In December she wrote to Sue:
There is a tall pale snowstorm stalking through the fields and bowing at my window. I shan't let the fellow in! Went to church today in second best and boots, sermon from Dr. D. on unbelief. "Another Esau." Sermons on unbelief ever did attract me.
Her shyness, her shrinking from anything she could not explain or reason with, comes out in her droll description of going to church alone when her family were called to an obliging funeral which gave her a day of rare liberty. She says she went in circles puzzling Euclid:
She never went back to South Hadley, for although the cough of the winter before had entirely succumbed under the merciless family dosing, her father decided to keep her at home for a year under his own supervision. Already he must have been aware of her brilliant intellect and the powers of her imagination extraordinarily evidenced in all she said or did. As yet there was no hint of her later reclusive tendency, and she sent her young friends off into fits of laughter over her impromptu stories, while her familiarity with the Bible gave her an ease at apt quotation appalling to her elders in its secular application—and jocular yet never of irreverent intent. One who loved her said of her, "Physically timid at the least approach to a crisis in the day's event, her mind dared earth and heaven. That apocrypha and apocalypse met in her explains her tendency so often mistaken for blasphemy by the superficial analyst."

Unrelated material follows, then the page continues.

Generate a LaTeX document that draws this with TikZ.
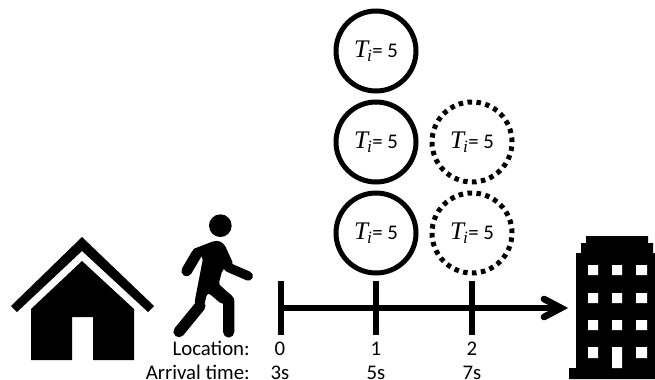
\documentclass[tikz,border=0pt]{standalone}
\usepackage{fontspec}
\setmainfont{Carlito}
\newfontfamily\mathserif{Liberation Serif}
\usetikzlibrary{arrows.meta}
\newcommand{\tival}{{\mathserif\itshape\fontsize{19}{19}\selectfont T\kern-0.8pt\raisebox{-3pt}{\fontsize{13}{13}\selectfont i}}\kern0.2pt= 5}
\tikzset{
  x=0.75pt,y=-0.75pt,
  ticknode/.style={circle,minimum size=80*0.75pt,inner sep=0pt,outer sep=0pt,line width=3.75pt,draw=black,font=\fontsize{15.6}{17}\selectfont},
  dotnode/.style={ticknode,dash pattern=on 3.4pt off 3.33pt},
  axisline/.style={line width=4pt,draw=black},
  lab/.style={font=\fontsize{15.6}{17}\selectfont,inner sep=0pt,text=black},
}
\begin{document}
\begin{tikzpicture}
\useasboundingbox (0,0) rectangle (655,379);
\clip (0,0) rectangle (655,379);
% circles
\node[ticknode] (a1) at (376,51) {\tival};
\node[ticknode] (a2) at (376,142) {\tival};
\node[ticknode] (a3) at (376,233) {\tival};
\node[dotnode] (b2) at (472,142) {\tival};
\node[dotnode] (b3) at (472,233) {\tival};
% axis
\coordinate (t0) at (281,308);
\coordinate (t1) at (376,308);
\coordinate (t2) at (472,308);
\coordinate (tip) at (561,308);
\coordinate (t0u) at (281,281); \coordinate (t0d) at (281,335);
\coordinate (t1u) at (376,281); \coordinate (t1d) at (376,335);
\coordinate (t2u) at (472,281); \coordinate (t2d) at (472,335);
\coordinate (hu) at (544,299); \coordinate (hd) at (544,317);
\draw[axisline] (t0) -- (tip);
\draw[axisline] (t0u) -- (t0d);
\draw[axisline] (t1u) -- (t1d);
\draw[axisline] (t2u) -- (t2d);
\draw[axisline,line width=5pt,line cap=round,line join=miter] (hu) -- (tip) -- (hd);
% labels
\node[lab,anchor=base east] (loc) at (250,355) {Location:};
\node[lab,anchor=base east] (arr) at (250,379) {Arrival time:};
\node[lab,anchor=base] (l0) at (280,355) {0};
\node[lab,anchor=base] (l1) at (376,355) {1};
\node[lab,anchor=base] (l2) at (472,355) {2};
\node[lab,anchor=base] (s0) at (280,379) {3s};
\node[lab,anchor=base] (s1) at (376,379) {5s};
\node[lab,anchor=base] (s2) at (472,379) {7s};
% house
\fill[black] (11,306) -- (82,237) -- (154,306) -- (148,312) -- (82,251) -- (17,312) -- cycle;
\fill[black] (82,261) -- (31,309) -- (31,360) -- (72,360) -- (72,317) -- (93,317) -- (93,360) -- (134,360) -- (134,309) -- cycle;
% walker
\begin{scope}[x=0.25pt,y=-0.25pt,yshift=-142.5pt]
\fill[black] (661,107) circle (34);
\fill[black,rounded corners=3pt] (572,180) -- (650,150) -- (672,160) -- (702,226) -- (668,236) -- (655,286) -- (703,322) -- (668,345) -- (622,306) -- (612,350) -- (582,345) -- (610,200) -- cycle;
\draw[black,line width=8pt,line cap=round,line join=round] (590,192) -- (560,243);
\draw[black,line width=7pt,line cap=round,line join=round] (685,232) -- (745,258);
\draw[black,line width=8.4pt,line cap=round,line join=round] (600,348) -- (537,425);
\draw[black,line width=8.4pt,line cap=round,line join=round] (640,290) -- (686,332) -- (686,426);
\end{scope}
% building
\fill[black] (586,236) -- (648,236) -- (648,243) -- (653,243) -- (653,253) -- (655,253) -- (655,379) -- (569,379) -- (569,368) -- (576,368) -- (576,253) -- (581,253) -- (581,243) -- (586,243) -- cycle;
\fill[white] (588,265) rectangle (598,275) (612,265) rectangle (622,275) (636,265) rectangle (647,275)
 (588,293) rectangle (598,303) (612,293) rectangle (622,303) (636,293) rectangle (647,303)
 (588,320) rectangle (598,330) (612,320) rectangle (622,330) (636,320) rectangle (647,330)
 (588,347) rectangle (598,358) (612,347) rectangle (622,368) (636,347) rectangle (647,358);
\end{tikzpicture}
\end{document}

Whatever her docile mother thought about this most unique offspring, whatever her observant father hoped from his older daughter, it was summed up in silence by his decision that Emily should remain at home.
The next years of her life were accordingly passed like those of the other young people of Amherst in the forties, as far as the external went. On what strange adventures she was already led by the wings and fins of her soaring and diving mind even she could not and would not have told.